Poland Other Former Soviet Republics
From the outset, Foreign Minister Skubiszewski pursued
a
dual-track policy toward Poland's eastern neighbors,
Russia,
Belarus, Lithuania, and Ukraine. This approach enabled
Warsaw to
negotiate for Polish interests with the central political
authority that remained in Moscow as the Soviet Union
dissolved,
while simultaneously developing bilateral ties with the
individual republics that would emerge from that process
as
independent neighbors. The failure of the August coup
signaled to
Warsaw the end of the highly centralized Soviet state and
the
feasibility of officially recognizing independence-minded
republics.

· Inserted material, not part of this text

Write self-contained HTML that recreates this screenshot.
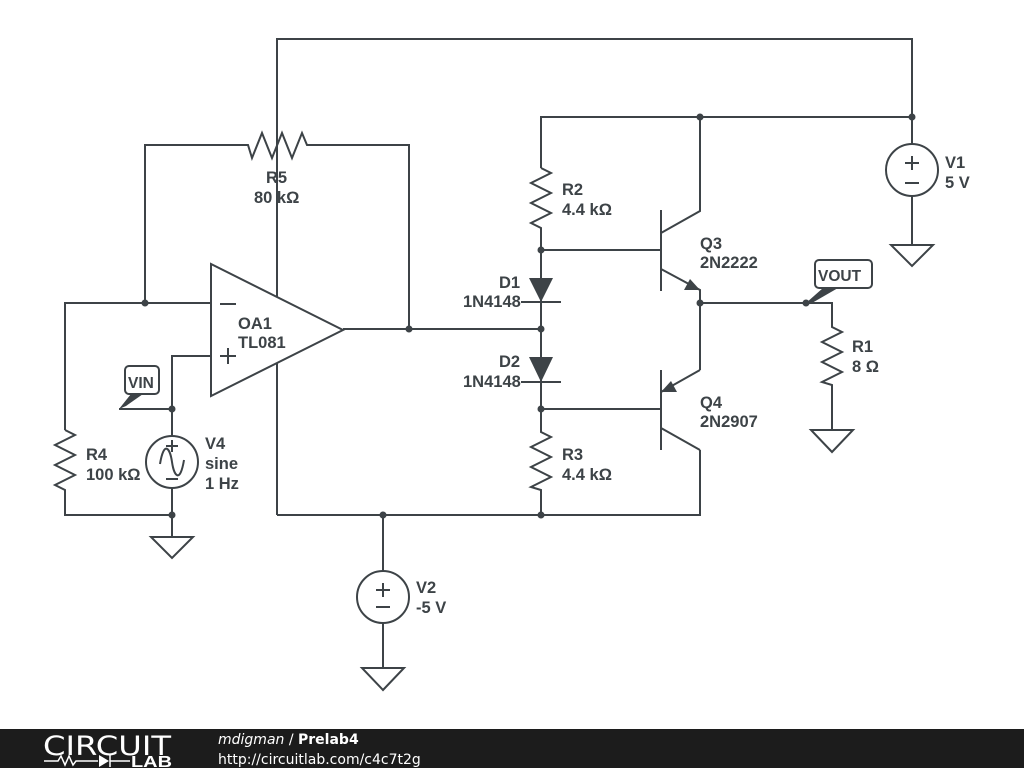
<!DOCTYPE html>
<html><head><meta charset="utf-8"><style>
html,body{margin:0;padding:0;background:#fff;}
svg{display:block;}
text{font-family:"Liberation Sans",Arial,sans-serif;font-weight:bold;font-size:16.5px;fill:#3d4347;}
</style></head><body>
<svg width="1024" height="768" viewBox="0 0 1024 768" xmlns="http://www.w3.org/2000/svg">
<g stroke="#3d4347" stroke-width="2" fill="none" stroke-linejoin="miter">
<polyline points="277,515 277,39 912,39 912,144"/>
<polyline points="145,303 145,145 248,145 252,158 262,133 272,158 282,133 292,158 302,133 307,145 409,145 409,329"/>
<line x1="343" y1="329" x2="541" y2="329"/>
<polyline points="211,303 65,303 65,430"/>
<polyline points="65,430 75,435 55,445 75,455 55,465 75,475 55,485 65,490 65,515 172,515"/>
<polyline points="211,356 172,356 172,436"/>
<line x1="172" y1="488" x2="172" y2="537"/>
<circle cx="172" cy="462" r="26"/>
<path d="M160,464 C164,440 170,448 172,462 C174,476 180,484 184,460"/>
<polygon points="151,537 193,537 172,558"/>
<polygon points="891,245 933,245 912,266"/>
<polygon points="362,668 404,668 383,690"/>
<polygon points="811,430 853,430 832,452"/>
<polyline points="541,168 541,117 912,117"/>
<polyline points="541,168 551,173 531,183 551,193 531,203 551,213 531,223 541,228 541,409"/>
<polyline points="541,409 541,432 551,437 531,447 551,457 531,467 551,477 531,487 541,490 541,515"/>
<line x1="521" y1="302" x2="561" y2="302"/>
<line x1="521" y1="382" x2="561" y2="382"/>
<polyline points="277,515 700,515 700,450"/>
<line x1="383" y1="515" x2="383" y2="571"/>
<line x1="383" y1="623" x2="383" y2="668"/>
<circle cx="383" cy="597" r="26"/>
<circle cx="912" cy="170" r="26"/>
<line x1="912" y1="196" x2="912" y2="245"/>
<line x1="541" y1="250" x2="661" y2="250"/>
<line x1="661" y1="210" x2="661" y2="291"/>
<polyline points="661,233 700,211 700,117"/>
<polyline points="661,269 700,290 700,370"/>
<line x1="541" y1="409" x2="661" y2="409"/>
<line x1="661" y1="370" x2="661" y2="450"/>
<line x1="700" y1="370" x2="661" y2="392"/>
<line x1="661" y1="428" x2="700" y2="450"/>
<polyline points="700,303 832,303 832,327 842,332 822,342 842,352 822,362 842,372 822,382 832,385 832,430"/>
<rect x="125" y="366" width="34" height="28" rx="4" fill="#fff"/>
<rect x="815" y="260" width="57" height="28" rx="4" fill="#fff"/>
</g>
<polygon points="211,264 211,396 343,330" fill="#fff" stroke="#3d4347" stroke-width="2"/>
<g stroke="#3d4347" stroke-width="2">
<line x1="220" y1="304" x2="236" y2="304"/>
<line x1="220" y1="356" x2="236" y2="356"/><line x1="228" y1="348" x2="228" y2="364"/>
<line x1="905" y1="163" x2="919" y2="163"/><line x1="912" y1="156" x2="912" y2="170"/>
<line x1="905" y1="183" x2="919" y2="183"/>
<line x1="376" y1="590" x2="390" y2="590"/><line x1="383" y1="583" x2="383" y2="597"/>
<line x1="376" y1="607" x2="390" y2="607"/>
<line x1="166" y1="446" x2="178" y2="446"/><line x1="172" y1="440" x2="172" y2="452"/>
<line x1="166" y1="479" x2="178" y2="479"/>
</g>
<g fill="#3d4347">
<polygon points="529,278 553,278 541,302"/>
<polygon points="529,357 553,357 541,382"/>
<polygon points="700,290 684,290 690,279"/>
<polygon points="661,392 677,392 671,381"/>
<polygon points="119,409 131,394 143,394 126,406"/>
<line x1="119" y1="409" x2="172" y2="409" stroke="#3d4347" stroke-width="2"/>
<polygon points="806,303 823,288 838,288 812,303"/>
<circle cx="145" cy="303" r="3.5"/><circle cx="409" cy="329" r="3.5"/>
<circle cx="172" cy="409" r="3.5"/><circle cx="172" cy="515" r="3.5"/>
<circle cx="541" cy="250" r="3.5"/><circle cx="541" cy="329" r="3.5"/>
<circle cx="541" cy="409" r="3.5"/><circle cx="541" cy="515" r="3.5"/>
<circle cx="383" cy="515" r="3.5"/><circle cx="700" cy="117" r="3.5"/>
<circle cx="912" cy="117" r="3.5"/><circle cx="700" cy="303" r="3.5"/>
<circle cx="806" cy="303" r="3.5"/>
</g>
<text x="266" y="183">R5</text><text x="254" y="203">80 kΩ</text>
<text x="238" y="329">OA1</text><text x="238" y="348">TL081</text>
<text x="128" y="388" style="font-size:15.5px">VIN</text>
<text x="86" y="460">R4</text><text x="86" y="480">100 kΩ</text>
<text x="205" y="449">V4</text><text x="205" y="469">sine</text><text x="205" y="489">1 Hz</text>
<text x="562" y="195">R2</text><text x="562" y="215">4.4 kΩ</text>
<text x="499" y="288">D1</text><text x="463" y="307">1N4148</text>
<text x="499" y="367">D2</text><text x="463" y="387">1N4148</text>
<text x="562" y="460">R3</text><text x="562" y="480">4.4 kΩ</text>
<text x="700" y="249">Q3</text><text x="700" y="268">2N2222</text>
<text x="700" y="408">Q4</text><text x="700" y="427">2N2907</text>
<text x="818" y="281" style="font-size:15.5px">VOUT</text>
<text x="852" y="352">R1</text><text x="852" y="372">8 Ω</text>
<text x="945" y="168">V1</text><text x="945" y="188">5 V</text>
<text x="416" y="593">V2</text><text x="416" y="613">-5 V</text>
<rect x="0" y="729" width="1024" height="39" fill="#1c1c1c"/>
<text x="43" y="755" textLength="128" lengthAdjust="spacingAndGlyphs" style="font-family:'DejaVu Sans',sans-serif;font-weight:normal;font-size:27px;fill:#fff">CIRCUIT</text>
<g stroke="#fff" stroke-width="1.5" fill="none"><polyline points="44,761 58,761 61,756 65,765 69,756 73,765 76,761 98,761"/><line x1="110" y1="755" x2="110" y2="767"/><line x1="110" y1="761" x2="130" y2="761"/></g>
<polygon points="99,755 99,767 109,761" fill="#fff"/>
<text x="131" y="767" textLength="41" lengthAdjust="spacingAndGlyphs" style="font-size:16px;fill:#fff">LAB</text>
<text x="218" y="744" style="font-family:'DejaVu Sans',sans-serif;font-size:14px;font-style:italic;font-weight:normal;fill:#fff">mdigman <tspan font-style="normal">/</tspan> <tspan font-weight="bold" font-style="normal">Prelab4</tspan></text>
<text x="218" y="764" style="font-family:'DejaVu Sans',sans-serif;font-size:14px;font-weight:normal;fill:#fff">http://circuitlab.com/c4c7t2g</text>
</svg>
</body></html>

Accordingly, immediately after the coup Poland
became
the first East European country to extend diplomatic
recognition
to the Baltic republics of Lithuania, Latvia, and Estonia.
On the
day following the formal dissolution of the Soviet Union,
Poland
announced that it was prepared to open normal diplomatic
relations with all the members of the Commonwealth of
Independent
States
(CIS--see Glossary).
Although it supported national self-determination,
Warsaw
feared that the breakup of the Soviet Union might bring
regional
instability, armed conflict fueled by rival territorial
claims,
and perhaps millions of displaced persons crossing into
Poland.
Still struggling with its own economic and political
transition,
Poland could not have borne the burden of resettling huge
numbers
of refugees. These concerns moved President Walesa to
declare his
support for Gorbachev's last-ditch effort in December 1991
to
reconstitute the Soviet Union as a loose confederation.
Then,
after the formal demise of the Soviet Union, Walesa called
for
massive Western aid for the newly created CIS to avoid
what he
called a "mass exodus of hungry refugees."